- _Task details_
The data below should be printed in full, exactly, and without any of its images.

Start of Data provided

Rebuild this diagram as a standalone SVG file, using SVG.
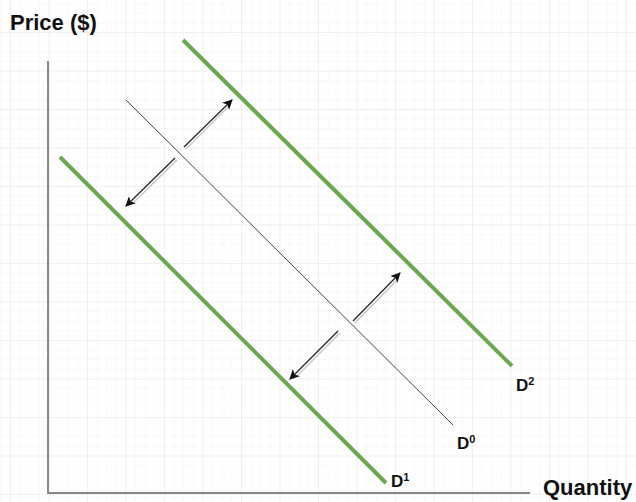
<svg xmlns="http://www.w3.org/2000/svg" width="636" height="502" viewBox="0 0 636 502">
<defs>
<pattern id="minor" x="10" y="32" width="9.625" height="9.625" patternUnits="userSpaceOnUse">
<path d="M0 0H9.625M0 0V9.625" fill="none" stroke="#f4f4f4" stroke-width="1"/>
</pattern>
<pattern id="major" x="10" y="32" width="38.5" height="38.5" patternUnits="userSpaceOnUse">
<path d="M0 0H38.5M0 0V38.5" fill="none" stroke="#e8e8e8" stroke-width="1"/>
</pattern>
<marker id="ah" viewBox="0 0 10 10" refX="9" refY="5" markerWidth="10" markerHeight="10" markerUnits="userSpaceOnUse" orient="auto">
<path d="M0 0L10 5L0 10L2.5 5Z" fill="#111"/>
</marker>
</defs>
<style>
.lbl{font-family:"Liberation Sans",Arial,sans-serif;font-weight:bold;fill:#111}
.ax{stroke:#888;stroke-width:2;fill:none}
.green{stroke:#6aa84f;stroke-width:4;stroke-linecap:butt}
.d0{stroke:#444;stroke-width:1}
.arr{stroke:#222;stroke-width:1.2;marker-end:url(#ah)}
.sh{stroke:#c8c8c8;stroke-width:1.5}
</style>
<rect width="636" height="502" fill="#ffffff"/>
<rect width="636" height="502" fill="url(#minor)"/>
<rect width="636" height="502" fill="url(#major)"/>

<g id="axes">
<path class="ax" d="M48 61V493H530"/>
</g>
<g id="axis-labels">
<text class="lbl" x="10" y="30" font-size="22">Price ($)</text>
<text class="lbl" x="543" y="495" font-size="22">Quantity</text>
</g>

<g id="D2">
<line class="green" x1="183" y1="40" x2="512" y2="366"/>
<text class="lbl" x="516" y="391" font-size="17">D<tspan font-size="11" dy="-6">2</tspan></text>
</g>
<g id="D0">
<line class="d0" x1="126" y1="100" x2="453" y2="425"/>
<text class="lbl" x="457" y="449" font-size="17">D<tspan font-size="11" dy="-6">0</tspan></text>
</g>
<g id="D1">
<line class="green" x1="60" y1="157" x2="386" y2="483"/>
<text class="lbl" x="391" y="487" font-size="17">D<tspan font-size="11" dy="-6">1</tspan></text>
</g>

<g id="connectors">
<line class="sh" x1="186" y1="149" x2="229" y2="106"/>
<line class="arr" x1="184" y1="147" x2="232" y2="100"/>
<line class="sh" x1="177" y1="160" x2="133" y2="203"/>
<line class="arr" x1="175" y1="158" x2="126" y2="206"/>
<line class="sh" x1="355" y1="323" x2="396" y2="281"/>
<line class="arr" x1="353" y1="321" x2="400" y2="273"/>
<line class="sh" x1="340" y1="333" x2="297" y2="376"/>
<line class="arr" x1="338" y1="331" x2="290" y2="379"/>
</g>
</svg>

End of Data provided

- _Task result_
Rebuild this diagram as a standalone SVG file, using SVG.
<svg xmlns="http://www.w3.org/2000/svg" width="636" height="502" viewBox="0 0 636 502">
<defs>
<pattern id="minor" x="10" y="32" width="9.625" height="9.625" patternUnits="userSpaceOnUse">
<path d="M0 0H9.625M0 0V9.625" fill="none" stroke="#f4f4f4" stroke-width="1"/>
</pattern>
<pattern id="major" x="10" y="32" width="38.5" height="38.5" patternUnits="userSpaceOnUse">
<path d="M0 0H38.5M0 0V38.5" fill="none" stroke="#e8e8e8" stroke-width="1"/>
</pattern>
<marker id="ah" viewBox="0 0 10 10" refX="9" refY="5" markerWidth="10" markerHeight="10" markerUnits="userSpaceOnUse" orient="auto">
<path d="M0 0L10 5L0 10L2.5 5Z" fill="#111"/>
</marker>
</defs>
<style>
.lbl{font-family:"Liberation Sans",Arial,sans-serif;font-weight:bold;fill:#111}
.ax{stroke:#888;stroke-width:2;fill:none}
.green{stroke:#6aa84f;stroke-width:4;stroke-linecap:butt}
.d0{stroke:#444;stroke-width:1}
.arr{stroke:#222;stroke-width:1.2;marker-end:url(#ah)}
.sh{stroke:#c8c8c8;stroke-width:1.5}
</style>
<rect width="636" height="502" fill="#ffffff"/>
<rect width="636" height="502" fill="url(#minor)"/>
<rect width="636" height="502" fill="url(#major)"/>

<g id="axes">
<path class="ax" d="M48 61V493H530"/>
</g>
<g id="axis-labels">
<text class="lbl" x="10" y="30" font-size="22">Price ($)</text>
<text class="lbl" x="543" y="495" font-size="22">Quantity</text>
</g>

<g id="D2">
<line class="green" x1="183" y1="40" x2="512" y2="366"/>
<text class="lbl" x="516" y="391" font-size="17">D<tspan font-size="11" dy="-6">2</tspan></text>
</g>
<g id="D0">
<line class="d0" x1="126" y1="100" x2="453" y2="425"/>
<text class="lbl" x="457" y="449" font-size="17">D<tspan font-size="11" dy="-6">0</tspan></text>
</g>
<g id="D1">
<line class="green" x1="60" y1="157" x2="386" y2="483"/>
<text class="lbl" x="391" y="487" font-size="17">D<tspan font-size="11" dy="-6">1</tspan></text>
</g>

<g id="connectors">
<line class="sh" x1="186" y1="149" x2="229" y2="106"/>
<line class="arr" x1="184" y1="147" x2="232" y2="100"/>
<line class="sh" x1="177" y1="160" x2="133" y2="203"/>
<line class="arr" x1="175" y1="158" x2="126" y2="206"/>
<line class="sh" x1="355" y1="323" x2="396" y2="281"/>
<line class="arr" x1="353" y1="321" x2="400" y2="273"/>
<line class="sh" x1="340" y1="333" x2="297" y2="376"/>
<line class="arr" x1="338" y1="331" x2="290" y2="379"/>
</g>
</svg>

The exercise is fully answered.